Trump’s approval rating in Italy is almost half of what it was a year ago, at 19%. Public opinion is strongly against the war in Iran; consumers and businesses are being hit with price increases on oil and gas, and agriculture is squeezed by fertiliser shortages. If it is not possible to extract a visible advantage from being Trump’s European favourite, what exactly is the point?
That was the mood last month when Italians voted in a referendum on judicial reform. Officially a policy vote, it became a confidence motion on Meloni’s government. Turnout was higher than expected, and “No” won with a solid margin of 54%. She suddenly looked vulnerable, and the opposition sensed an opportunity.
In the past two years, Meloni’s premiership survived, seemingly unscathed, a sex scandal involving the culture minister, a fraud investigation into the tourism minister, an inquiry into the repatriation of a Libyan warlord and the conviction of an undersecretary for revealing classified information.
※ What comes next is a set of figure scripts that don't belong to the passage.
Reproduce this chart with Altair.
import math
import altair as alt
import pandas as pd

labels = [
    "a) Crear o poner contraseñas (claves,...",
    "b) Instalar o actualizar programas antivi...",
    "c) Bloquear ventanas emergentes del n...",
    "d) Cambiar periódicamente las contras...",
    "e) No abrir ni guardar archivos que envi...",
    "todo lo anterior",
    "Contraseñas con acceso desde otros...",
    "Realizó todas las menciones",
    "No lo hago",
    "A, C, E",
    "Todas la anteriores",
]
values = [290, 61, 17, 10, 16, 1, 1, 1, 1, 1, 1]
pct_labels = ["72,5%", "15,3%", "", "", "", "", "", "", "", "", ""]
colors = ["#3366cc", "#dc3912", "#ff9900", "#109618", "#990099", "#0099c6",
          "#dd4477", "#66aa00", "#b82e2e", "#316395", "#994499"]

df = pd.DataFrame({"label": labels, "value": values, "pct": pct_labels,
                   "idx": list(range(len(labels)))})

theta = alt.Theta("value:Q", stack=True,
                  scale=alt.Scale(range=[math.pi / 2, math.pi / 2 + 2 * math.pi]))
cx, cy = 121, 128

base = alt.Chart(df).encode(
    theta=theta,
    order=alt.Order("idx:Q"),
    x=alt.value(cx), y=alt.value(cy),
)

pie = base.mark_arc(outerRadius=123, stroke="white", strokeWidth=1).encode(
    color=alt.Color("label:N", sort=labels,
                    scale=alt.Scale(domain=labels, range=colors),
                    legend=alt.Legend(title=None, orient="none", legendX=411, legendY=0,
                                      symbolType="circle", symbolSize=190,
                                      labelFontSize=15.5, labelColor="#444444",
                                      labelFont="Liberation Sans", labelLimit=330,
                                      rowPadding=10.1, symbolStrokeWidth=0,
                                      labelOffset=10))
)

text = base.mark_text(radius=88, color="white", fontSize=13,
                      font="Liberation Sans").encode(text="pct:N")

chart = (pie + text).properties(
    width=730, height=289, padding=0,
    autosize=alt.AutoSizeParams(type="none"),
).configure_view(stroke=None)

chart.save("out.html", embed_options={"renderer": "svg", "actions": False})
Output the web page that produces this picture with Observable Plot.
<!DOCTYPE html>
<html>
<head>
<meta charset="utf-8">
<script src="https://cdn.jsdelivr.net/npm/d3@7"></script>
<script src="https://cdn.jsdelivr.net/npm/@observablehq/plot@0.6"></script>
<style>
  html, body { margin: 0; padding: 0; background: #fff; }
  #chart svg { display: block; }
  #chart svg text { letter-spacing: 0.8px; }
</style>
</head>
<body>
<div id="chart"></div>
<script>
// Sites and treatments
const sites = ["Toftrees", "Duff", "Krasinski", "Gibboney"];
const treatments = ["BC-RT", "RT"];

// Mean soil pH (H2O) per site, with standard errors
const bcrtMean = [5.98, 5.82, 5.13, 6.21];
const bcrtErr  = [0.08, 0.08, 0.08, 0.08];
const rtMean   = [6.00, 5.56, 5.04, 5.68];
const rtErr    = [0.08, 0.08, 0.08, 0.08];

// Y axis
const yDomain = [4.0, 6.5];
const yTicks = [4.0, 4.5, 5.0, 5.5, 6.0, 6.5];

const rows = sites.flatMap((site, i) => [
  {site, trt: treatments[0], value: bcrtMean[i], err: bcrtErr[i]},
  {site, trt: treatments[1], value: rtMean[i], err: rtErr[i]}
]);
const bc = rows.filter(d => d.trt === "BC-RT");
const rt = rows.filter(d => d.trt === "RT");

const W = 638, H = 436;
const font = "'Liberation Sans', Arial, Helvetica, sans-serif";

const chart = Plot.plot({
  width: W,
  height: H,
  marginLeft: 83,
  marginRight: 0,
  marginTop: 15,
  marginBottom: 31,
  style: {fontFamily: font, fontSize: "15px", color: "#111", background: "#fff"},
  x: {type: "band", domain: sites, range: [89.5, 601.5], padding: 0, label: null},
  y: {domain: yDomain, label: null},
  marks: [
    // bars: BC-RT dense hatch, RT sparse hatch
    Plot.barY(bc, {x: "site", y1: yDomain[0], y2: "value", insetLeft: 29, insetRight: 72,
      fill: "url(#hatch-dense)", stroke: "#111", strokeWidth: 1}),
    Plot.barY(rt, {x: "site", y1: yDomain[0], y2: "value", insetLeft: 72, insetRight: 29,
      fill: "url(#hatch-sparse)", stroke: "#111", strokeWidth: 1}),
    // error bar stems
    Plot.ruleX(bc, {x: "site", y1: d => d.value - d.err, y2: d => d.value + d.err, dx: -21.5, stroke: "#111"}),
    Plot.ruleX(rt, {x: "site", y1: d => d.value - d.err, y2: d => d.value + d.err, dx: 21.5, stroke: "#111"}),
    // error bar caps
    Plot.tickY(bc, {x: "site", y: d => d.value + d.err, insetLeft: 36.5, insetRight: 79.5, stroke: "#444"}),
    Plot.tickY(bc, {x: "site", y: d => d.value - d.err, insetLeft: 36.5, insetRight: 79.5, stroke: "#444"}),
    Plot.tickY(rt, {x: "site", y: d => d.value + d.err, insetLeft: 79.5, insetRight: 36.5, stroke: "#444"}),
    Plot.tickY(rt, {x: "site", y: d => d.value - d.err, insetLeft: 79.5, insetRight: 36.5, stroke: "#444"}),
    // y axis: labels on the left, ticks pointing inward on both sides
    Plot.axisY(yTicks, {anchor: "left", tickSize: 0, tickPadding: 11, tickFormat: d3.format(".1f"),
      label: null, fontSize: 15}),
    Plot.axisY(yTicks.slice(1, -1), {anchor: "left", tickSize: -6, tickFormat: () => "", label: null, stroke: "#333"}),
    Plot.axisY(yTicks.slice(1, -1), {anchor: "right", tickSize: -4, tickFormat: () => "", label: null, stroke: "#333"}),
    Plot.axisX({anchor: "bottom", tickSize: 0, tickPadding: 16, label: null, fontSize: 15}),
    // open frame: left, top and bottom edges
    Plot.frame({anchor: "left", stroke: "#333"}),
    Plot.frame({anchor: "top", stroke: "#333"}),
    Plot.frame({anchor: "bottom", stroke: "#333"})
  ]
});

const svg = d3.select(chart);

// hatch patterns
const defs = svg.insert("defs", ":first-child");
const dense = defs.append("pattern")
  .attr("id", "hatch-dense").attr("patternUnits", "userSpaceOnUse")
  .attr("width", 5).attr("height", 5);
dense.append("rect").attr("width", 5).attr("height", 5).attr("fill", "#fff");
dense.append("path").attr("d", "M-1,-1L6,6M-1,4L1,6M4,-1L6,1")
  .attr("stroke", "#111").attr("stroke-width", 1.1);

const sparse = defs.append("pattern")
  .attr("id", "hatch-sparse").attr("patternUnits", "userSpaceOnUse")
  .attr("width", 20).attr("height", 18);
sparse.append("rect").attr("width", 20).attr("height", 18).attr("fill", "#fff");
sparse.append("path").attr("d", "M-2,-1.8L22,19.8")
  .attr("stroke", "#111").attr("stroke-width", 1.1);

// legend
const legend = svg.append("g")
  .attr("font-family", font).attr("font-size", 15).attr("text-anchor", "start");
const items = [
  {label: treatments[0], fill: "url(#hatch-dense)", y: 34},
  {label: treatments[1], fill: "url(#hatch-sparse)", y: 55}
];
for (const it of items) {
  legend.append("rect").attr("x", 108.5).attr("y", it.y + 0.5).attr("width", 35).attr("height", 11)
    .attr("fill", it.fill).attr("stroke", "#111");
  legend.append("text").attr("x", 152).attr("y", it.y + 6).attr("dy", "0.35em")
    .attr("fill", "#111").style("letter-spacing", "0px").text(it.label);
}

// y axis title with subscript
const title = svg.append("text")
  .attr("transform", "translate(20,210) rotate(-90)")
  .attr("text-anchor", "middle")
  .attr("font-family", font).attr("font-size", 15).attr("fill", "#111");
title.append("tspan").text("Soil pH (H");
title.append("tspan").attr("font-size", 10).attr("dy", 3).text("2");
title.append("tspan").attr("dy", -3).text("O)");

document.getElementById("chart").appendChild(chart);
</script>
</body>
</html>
In 2024, her approval rating was 41%; by November 2025, it had risen to 45%.
The improbably long honeymoon is over. After the referendum results, she forced the resignation of the tourism minister and the convicted under secretary, although neither scandal was related to judicial reform. Last week, Italy reportedly denied US military aircraft permission to land at a base in Sicily before heading to the Middle East because the US had not requested clearance. The government denied the refusal was due to tensions with Washington, but the signal was clear.
There is an Italian proverb: “I’ll protect myself from my enemies; may God protect me from my friends.” The cost of being Trump’s friend in Europe increasingly outweighs the benefits.